Every object under control of a NutchFileSystem machine group is represented with a "NutchFile" object. A NutchFile is named using three different parameters:

"dbName" indicates the overall database that the file belongs to. This exists to enable multiple Nutch instances simultaneously on the same machine set. All files within a given instance will have the same dbName.
"shareGroupName" is used to control where the NutchFile will be copied. Clients of the NutchFileSystem ask for NutchFiles via sharegroup. Each machine in a NutchFileSystem machine group is configured so that it knows the entire (sharegroup<->machine) mapping. For the purposes of the distributed WebDB, we create a sharegroup for each partition of the webdb. When a single WebDBWriter is emitting k separate edits files, it is writing to files in k different share groups. Having written everything out, the Writer demands to see any files meant for its particular segment's sharegroup. (We will also create a "master" sharegroup to contain the final db output.)
"name" is just an arbitrary slash-separated filename. It describes a directory/filename hierarchy for the NutchFile in question.

A NutchFile object can be resolved to a "real-world" disk File with the help of a local NutchFileSystem object. Each machine in a NutchFileSystem machine group has a NutchFileSystem object that handles configuration and other services.

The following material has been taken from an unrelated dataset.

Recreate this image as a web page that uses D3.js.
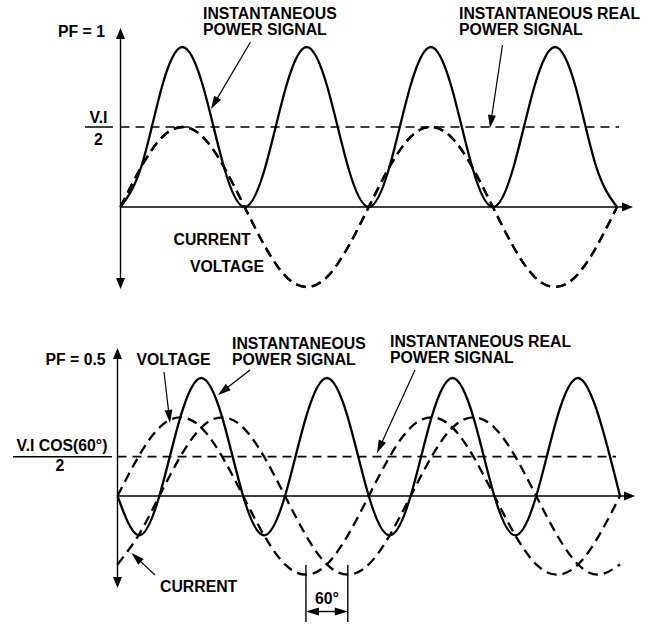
<!DOCTYPE html>
<html>
<head>
<meta charset="UTF-8">
<title>PF = 1 / PF = 0.5 power signals</title>
<script src="https://d3js.org/d3.v7.min.js"></script>
<style>
body { margin: 0; background: #fff; }
text { font-family: "Liberation Sans", Arial, sans-serif; font-weight: bold; font-size: 15.8px; fill: #000; }
</style>
</head>
<body>
<svg id="chart" width="652" height="624"></svg>
<script>

/* Phase angle of the voltage (degrees), one sample every 30 deg over two cycles */
var angles = [0, 30, 60, 90, 120, 150, 180, 210, 240, 270, 300, 330, 360,
              390, 420, 450, 480, 510, 540, 570, 600, 630, 660, 690, 720]

/* PF = 1 : current in phase with voltage */
var voltagePF1 = [0, 0.5, 0.87, 1, 0.87, 0.5, 0, -0.5, -0.87, -1, -0.87, -0.5, 0,
                  0.5, 0.87, 1, 0.87, 0.5, 0, -0.5, -0.87, -1, -0.87, -0.5, 0]
var currentPF1 = [0, 0.5, 0.87, 1, 0.87, 0.5, 0, -0.5, -0.87, -1, -0.87, -0.5, 0,
                  0.5, 0.87, 1, 0.87, 0.5, 0, -0.5, -0.87, -1, -0.87, -0.5, 0]
var powerPF1   = [0, 0.5, 1.5, 2, 1.5, 0.5, 0, 0.5, 1.5, 2, 1.5, 0.5, 0,
                  0.5, 1.5, 2, 1.5, 0.5, 0, 0.5, 1.5, 2, 1.5, 0.5, 0]
var realPowerPF1 = 1

/* PF = 0.5 : current lags voltage by 60 deg */
var voltagePF05 = [0, 0.5, 0.87, 1, 0.87, 0.5, 0, -0.5, -0.87, -1, -0.87, -0.5, 0,
                   0.5, 0.87, 1, 0.87, 0.5, 0, -0.5, -0.87, -1, -0.87, -0.5, 0]
var currentPF05 = [-0.87, -0.5, 0, 0.5, 0.87, 1, 0.87, 0.5, 0, -0.5, -0.87, -1, -0.87,
                   -0.5, 0, 0.5, 0.87, 1, 0.87, 0.5, 0, -0.5, -0.87, -1, -0.87]
var powerPF05   = [0, -0.5, 0, 1, 1.5, 1, 0, -0.5, 0, 1, 1.5, 1, 0,
                   -0.5, 0, 1, 1.5, 1, 0, -0.5, 0, 1, 1.5, 1, 0]
var realPowerPF05 = 0.5
var phaseLag = [270, 330]	// voltage trough and current trough marked by the 60 deg dimension

var svg = d3.select('#chart')

/* filled triangular head with its tip at (tx,ty), pointing away from (fx,fy) */
function head(tx, ty, fx, fy, len, wid) {
	var a = Math.atan2(ty - fy, tx - fx)
	var bx = tx - len * Math.cos(a), by = ty - len * Math.sin(a)
	var px = -Math.sin(a) * wid / 2, py = Math.cos(a) * wid / 2
	svg.append('path')
		.attr('d', 'M' + tx + ',' + ty + 'L' + (bx + px) + ',' + (by + py) + 'L' + (bx - px) + ',' + (by - py) + 'Z')
		.attr('fill', '#000')
}

/* thin leader line with an arrow at its end */
function pointer(x1, y1, x2, y2) {
	var a = Math.atan2(y2 - y1, x2 - x1)
	svg.append('line')
		.attr('x1', x1).attr('y1', y1)
		.attr('x2', x2 - 10 * Math.cos(a)).attr('y2', y2 - 10 * Math.sin(a))
		.attr('stroke', '#000').attr('stroke-width', 1.2)
	head(x2, y2, x1, y1, 13, 8)
}

function label(x, y, lines, anchor) {
	var t = svg.append('text').attr('x', x).attr('y', y).attr('text-anchor', anchor || 'start')
	lines.forEach(function(s, i) {
		t.append('tspan').attr('x', x).attr('dy', i ? 16.3 : 0).text(s)
	})
}

function drawPanel(p) {
	var x = d3.scaleLinear().domain([0, 720]).range(p.xRange)
	var y = d3.scaleLinear().domain(p.yDomain).range(p.yRange)
	var x0 = x(0), y0 = y(0)

	// axes
	svg.append('line').attr('x1', x0).attr('y1', p.axisTop + 9).attr('x2', x0).attr('y2', p.axisBottom - 9)
		.attr('stroke', '#000').attr('stroke-width', 1.4)
	head(x0, p.axisTop, x0, y0, 11, 9)
	head(x0, p.axisBottom, x0, y0, 11, 9)
	svg.append('line').attr('x1', x0).attr('y1', y0).attr('x2', p.axisRight - 9).attr('y2', y0)
		.attr('stroke', '#000').attr('stroke-width', 1.4)
	head(p.axisRight, y0, x0, y0, 11, 9)

	// average (real) power level
	svg.append('line').attr('x1', x0).attr('y1', y(p.real)).attr('x2', p.realEnd).attr('y2', y(p.real))
		.attr('stroke', '#000').attr('stroke-width', 1.7).attr('stroke-dasharray', '9,6')

	var line = d3.line().curve(d3.curveNatural)
		.x(function(d) { return x(d[0]) })
		.y(function(d) { return y(d[1]) })

	var series = [
		{ v: p.current, dash: '10,6' },
		{ v: p.voltage, dash: '10,6' },
		{ v: p.power, dash: null }
	]
	series.forEach(function(s) {
		svg.append('path')
			.datum(angles.map(function(a, i) { return [a, s.v[i]] }))
			.attr('d', line)
			.attr('fill', 'none')
			.attr('stroke', '#000')
			.attr('stroke-width', 2.3)
			.attr('stroke-dasharray', s.dash)
	})
	return { x: x, y: y }
}

/* ---- PF = 1 ---- */
var panel1 = drawPanel({
	xRange: [120.5, 617], yDomain: [0, 2], yRange: [207, 47],
	axisTop: 28, axisBottom: 289, axisRight: 633, realEnd: 619,
	voltage: voltagePF1, current: currentPF1, power: powerPF1, real: realPowerPF1
})
label(58, 37, ['PF = 1'])
label(98.5, 123, ['V.I'], 'middle')
svg.append('line').attr('x1', 85).attr('x2', 113).attr('y1', panel1.y(realPowerPF1)).attr('y2', panel1.y(realPowerPF1))
	.attr('stroke', '#000').attr('stroke-width', 1.5)
label(98.5, 145, ['2'], 'middle')
label(203, 18.5, ['INSTANTANEOUS', 'POWER SIGNAL'])
pointer(250.5, 42, 211, 109)
label(459, 18.5, ['INSTANTANEOUS REAL', 'POWER SIGNAL'])
pointer(502.5, 45, 490, 128)
label(173.5, 245, ['CURRENT'])
label(190, 272, ['VOLTAGE'])

/* ---- PF = 0.5 ---- */
var panel2 = drawPanel({
	xRange: [117.5, 620], yDomain: [0, 1.5], yRange: [496, 378],
	axisTop: 348, axisBottom: 588, axisRight: 635, realEnd: 616,
	voltage: voltagePF05, current: currentPF05, power: powerPF05, real: realPowerPF05
})
label(45.5, 365, ['PF = 0.5'])
label(136.5, 365, ['VOLTAGE'])
pointer(164, 372, 170, 423)
label(232, 348.5, ['INSTANTANEOUS', 'POWER SIGNAL'])
pointer(250, 370, 218, 395)
label(390, 347, ['INSTANTANEOUS REAL', 'POWER SIGNAL'])
pointer(415, 370, 377, 453)
label(62, 450.5, ['V.I COS(60°)'], 'middle')
svg.append('line').attr('x1', 13).attr('x2', 112).attr('y1', panel2.y(realPowerPF05)).attr('y2', panel2.y(realPowerPF05))
	.attr('stroke', '#000').attr('stroke-width', 1.5)
label(60, 471, ['2'], 'middle')
label(160, 591.5, ['CURRENT'])
pointer(155, 575, 131.5, 553)

/* 60 deg dimension between voltage and current troughs */
var dx1 = panel2.x(phaseLag[0]), dx2 = panel2.x(phaseLag[1])
;[dx1, dx2].forEach(function(d) {
	svg.append('line').attr('x1', d).attr('x2', d).attr('y1', 565).attr('y2', 622)
		.attr('stroke', '#000').attr('stroke-width', 1.4)
})
svg.append('line').attr('x1', dx1 + 10).attr('x2', dx2 - 10).attr('y1', 611.5).attr('y2', 611.5)
	.attr('stroke', '#000').attr('stroke-width', 1.4)
head(dx1, 611.5, dx2, 611.5, 13, 8)
head(dx2, 611.5, dx1, 611.5, 13, 8)
label((dx1 + dx2) / 2, 603.5, ['60°'], 'middle')

</script>
</body>
</html>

One such config value is the place on a local disk where the "root" of the NutchFileSystem is found. The disk File embodiment of a NutchFile is a combination of that root, the shareGroupName, and the name.

(Of course, not all sharegroups' files will be present on each machine. That depends on the (sharegroup<->machine) mapping.)

The NutchFileSystem also takes care of file moves, deleted, locking, and guaranteed atomicity.

It should be clear that the NutchFileSystem can be implemented across any group of machines that have mutual remote-access rights. It can also be used across machines that share mutual Network File System mounts.